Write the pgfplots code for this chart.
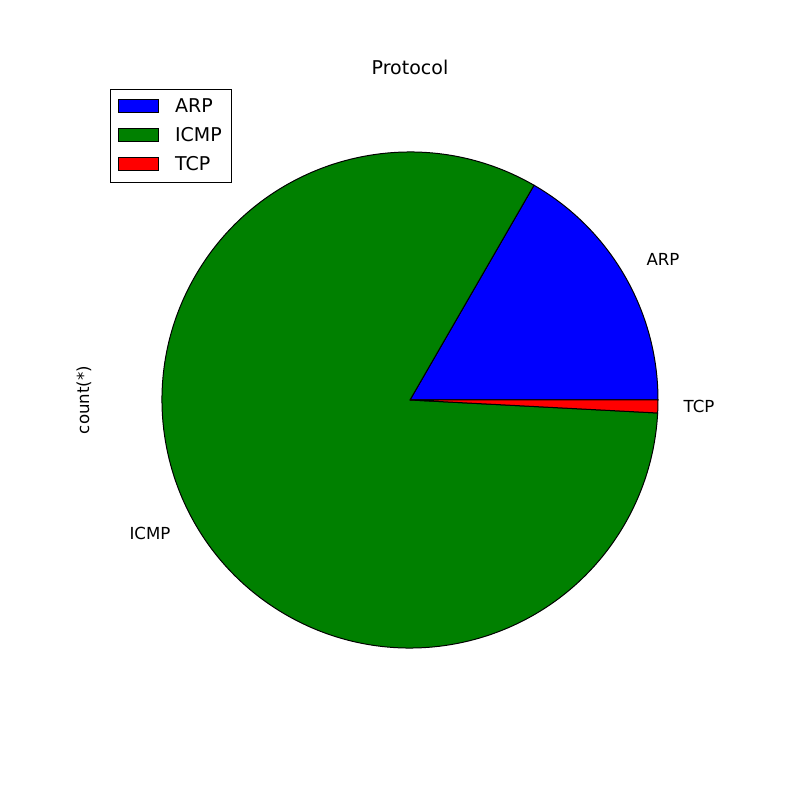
\documentclass[border=0pt]{standalone}
\usepackage{pgfplots}
\pgfplotsset{compat=1.18}
\usepackage{fontspec}
\setmainfont{DejaVu Sans}
\begin{document}
\begin{tikzpicture}
\def\vARP{60}\def\vICMP{297}\def\vTCP{3}
\pgfmathsetmacro\tot{\vARP+\vICMP+\vTCP}
\pgfmathsetmacro\aA{\vARP/\tot*360}
\pgfmathsetmacro\aB{\aA+\vICMP/\tot*360}
\begin{axis}[scale only axis,width=400pt,height=400pt,xmin=0,xmax=800,ymin=0,ymax=800,hide axis,clip=false]
\addplot[draw=none] coordinates {(0,0) (800,800)};
\filldraw[fill=blue,draw=black,line width=0.5pt] (axis cs:410,400) -- (axis cs:658,400) arc[start angle=0,end angle=\aA,radius=124pt] -- cycle;
\filldraw[fill={rgb,255:red,0;green,128;blue,0},draw=black,line width=0.5pt] (axis cs:410,400) -- ++(\aA:124pt) arc[start angle=\aA,end angle=\aB,radius=124pt] -- cycle;
\filldraw[fill=red,draw=black,line width=0.5pt] (axis cs:410,400) -- ++(\aB:124pt) arc[start angle=\aB,end angle=360,radius=124pt] -- cycle;
\node[font=\fontsize{8.3}{10}\selectfont] at (axis cs:663,541) {ARP};
\node[font=\fontsize{8.3}{10}\selectfont] at (axis cs:699,394) {TCP};
\node[font=\fontsize{8.3}{10}\selectfont] at (axis cs:150,267) {ICMP};
\node[font=\fontsize{8.3}{10}\selectfont,rotate=90] at (axis cs:84,400) {count(*)};
\node[font=\fontsize{9.5}{11}\selectfont] at (axis cs:410,733) {Protocol};
\draw[black,line width=0.5pt,fill=white] (axis cs:110,710) rectangle (axis cs:231,617);
\filldraw[fill=blue,draw=black,line width=0.4pt] (axis cs:118,701) rectangle (axis cs:158,688);
\filldraw[fill={rgb,255:red,0;green,128;blue,0},draw=black,line width=0.4pt] (axis cs:118,672) rectangle (axis cs:158,659);
\filldraw[fill=red,draw=black,line width=0.4pt] (axis cs:118,643) rectangle (axis cs:158,630);
\node[anchor=west,font=\fontsize{9.5}{11}\selectfont] at (axis cs:168,694) {ARP};
\node[anchor=west,font=\fontsize{9.5}{11}\selectfont] at (axis cs:168,665) {ICMP};
\node[anchor=west,font=\fontsize{9.5}{11}\selectfont] at (axis cs:168,636) {TCP};
\end{axis}
\end{tikzpicture}
\end{document}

REQUIRED WORK:
Copy the material exactly. Do not include the pictures.

EXERCISE OUTPUT:
Write the pgfplots code for this chart.
\documentclass[border=0pt]{standalone}
\usepackage{pgfplots}
\pgfplotsset{compat=1.18}
\usepackage{fontspec}
\setmainfont{DejaVu Sans}
\begin{document}
\begin{tikzpicture}
\def\vARP{60}\def\vICMP{297}\def\vTCP{3}
\pgfmathsetmacro\tot{\vARP+\vICMP+\vTCP}
\pgfmathsetmacro\aA{\vARP/\tot*360}
\pgfmathsetmacro\aB{\aA+\vICMP/\tot*360}
\begin{axis}[scale only axis,width=400pt,height=400pt,xmin=0,xmax=800,ymin=0,ymax=800,hide axis,clip=false]
\addplot[draw=none] coordinates {(0,0) (800,800)};
\filldraw[fill=blue,draw=black,line width=0.5pt] (axis cs:410,400) -- (axis cs:658,400) arc[start angle=0,end angle=\aA,radius=124pt] -- cycle;
\filldraw[fill={rgb,255:red,0;green,128;blue,0},draw=black,line width=0.5pt] (axis cs:410,400) -- ++(\aA:124pt) arc[start angle=\aA,end angle=\aB,radius=124pt] -- cycle;
\filldraw[fill=red,draw=black,line width=0.5pt] (axis cs:410,400) -- ++(\aB:124pt) arc[start angle=\aB,end angle=360,radius=124pt] -- cycle;
\node[font=\fontsize{8.3}{10}\selectfont] at (axis cs:663,541) {ARP};
\node[font=\fontsize{8.3}{10}\selectfont] at (axis cs:699,394) {TCP};
\node[font=\fontsize{8.3}{10}\selectfont] at (axis cs:150,267) {ICMP};
\node[font=\fontsize{8.3}{10}\selectfont,rotate=90] at (axis cs:84,400) {count(*)};
\node[font=\fontsize{9.5}{11}\selectfont] at (axis cs:410,733) {Protocol};
\draw[black,line width=0.5pt,fill=white] (axis cs:110,710) rectangle (axis cs:231,617);
\filldraw[fill=blue,draw=black,line width=0.4pt] (axis cs:118,701) rectangle (axis cs:158,688);
\filldraw[fill={rgb,255:red,0;green,128;blue,0},draw=black,line width=0.4pt] (axis cs:118,672) rectangle (axis cs:158,659);
\filldraw[fill=red,draw=black,line width=0.4pt] (axis cs:118,643) rectangle (axis cs:158,630);
\node[anchor=west,font=\fontsize{9.5}{11}\selectfont] at (axis cs:168,694) {ARP};
\node[anchor=west,font=\fontsize{9.5}{11}\selectfont] at (axis cs:168,665) {ICMP};
\node[anchor=west,font=\fontsize{9.5}{11}\selectfont] at (axis cs:168,636) {TCP};
\end{axis}
\end{tikzpicture}
\end{document}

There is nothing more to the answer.